Monday, March 9, 2009

John Hussman

John Hussman's flawled argument
John Hussman is out with a flawed article on why the government ought to give haircuts to bank bondholders
Its amazing that someone from his caliber would write such absurd set of arguments and then try to claim "Oh Btw, there is no way I'm wrong"

He writes:
"The course of defending the bondholders of insolvent institutions is not sustainable. Do the math. The collateral behind private market debt is being marked down by easily 20-30%. That debt represents about 3.5 times GDP. That implies collateral losses on the order of 70-100% of GDP, which itself is $14 trillion. Unless Congress is actually willing to commit that amount of public funds to defend the bondholders of mismanaged financials so they can avoid any loss, this crisis simply cannot be addressed through bailouts. Bondholders have to take losses. Debt has to be restructured. There is no other option – but the markets are going to suffer interminably until our leaders figure that out."
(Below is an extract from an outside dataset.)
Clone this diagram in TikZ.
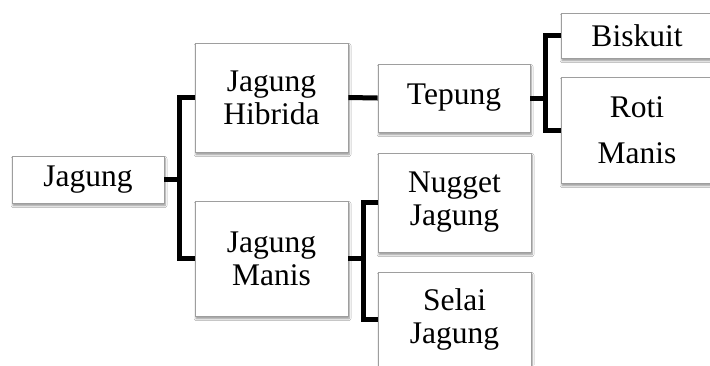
\documentclass[tikz,border=0pt]{standalone}
\usepackage{fontspec}
\setmainfont{Liberation Serif}
\usetikzlibrary{shadows.blur,calc}
\begin{document}
\begin{tikzpicture}[x=1pt,y=-1pt,
  box/.style={draw=black!38, line width=0.9pt, fill=white, align=center,
    inner sep=0pt, font=\fontsize{31.5}{33}\selectfont,
    blur shadow={shadow xshift=1pt, shadow yshift=-2.5pt, shadow blur steps=6,
      shadow blur radius=2pt, shadow opacity=45}},
  conn/.style={line width=5pt, black, line join=miter}]
\useasboundingbox (0,0) rectangle (710,365);
\clip (0,0) rectangle (710,365);
\fill[white] (0,0) rectangle (710,365);
\node[box, minimum width=152pt, minimum height=47pt] (j) at (88,179.5) {Jagung};
\node[box, minimum width=153pt, minimum height=109pt] (jh) at (271.5,97.5) {Jagung\\Hibrida};
\node[box, minimum width=153pt, minimum height=115pt] (jm) at (271.5,258.5) {Jagung\\Manis};
\node[box, minimum width=152pt, minimum height=68pt] (tp) at (454,98) {Tepung};
\node[box, minimum width=153pt, minimum height=99pt] (ng) at (454.5,202.5) {Nugget\\Jagung};
\node[box, minimum width=153pt, minimum height=95pt] (sj) at (454.5,319.5) {Selai\\Jagung};
\node[box, minimum width=152pt, minimum height=45pt] (bk) at (637,35.5) {Biskuit};
\node[box, minimum width=152pt, minimum height=106pt, font=\fontsize{31.5}{46}\selectfont] (rm) at (637,130) {Roti\\Manis};
% connectors
\draw[conn] (j.east) -- ++(15,0) coordinate (t1);
\draw[conn] (jh.west) -- (jh.west -| t1) -- (jm.west -| t1) -- (jm.west);
\draw[conn] (jh.east) -- (tp.west);
\draw[conn] (tp.east) -- ++(15,0) coordinate (t2);
\draw[conn] (bk.west) -- (bk.west -| t2) -- (rm.west -| t2) -- (rm.west);
\draw[conn] (jm.east) -- ++(15,0) coordinate (t3);
\draw[conn] (ng.west) -- (ng.west -| t3) -- (sj.west -| t3) -- (sj.west);
\end{tikzpicture}
\end{document}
Its absurd to look at collateral losses then claim that somehow creates a hole in the banking system that congress would have to fill. Why?Because it assumes every mortgage defaults(that assumption doesnt go into his 10y stock market return forecast interestingly enough). One of the most bearish projections in total losses is from the Roubini Team at RGE, they project $1.8 trillion in losses for US banks and broker dealers, which the government can easly handle since demand for treasuries is still high, and IMF/Goldman figures are lower than this. It makes no sense to induce stress in this already weakned financial system by adding more losses to the system through the banking corporate bond channel.(Which would set a cascade of counterparty fears all over again)and remove all the going concern value that exists in some banks

Plus there is one more bottleneck which Bernanke has stressed, the US government does not have the legal authority to take over banks and 'haircut' bondholders(or even common or preferred holders for that matter). Citigroup has about 11% in Tier 1 capital, they have had 'adequate' capital for a while now and their regulators have approved that(other wise Citi would be in the troubled list or they would have been pressured to write some assets down and their Tier 1 would have tanked). Without a bank dropping below adequate capital levels or running into liquidity problems(Like Indymac like so many use as an example) they just cant seize private property like that, the FDIC friday banks we see being taken over every week usually have high texas ratios, illiquidity, etc
The bank itself can refuse a take over and they setup a massive lawsuit. The regulators cant stamp an approval on the Tier 1 ratio in one hand and nationalize in the other.
So while its fun(and probably correct) to call for nationalization its impratical in the real world
This means the current bailout policy of quasi nationalization(with regulators 'working' with bankers) and more injections look like the mostly likely path going forward. Geithner will own XLF by the time he is done

1 comment:

  1. Could you post your investment selections more frequently? It seems you've been pretty accurate; would sure appreciate your wisdom!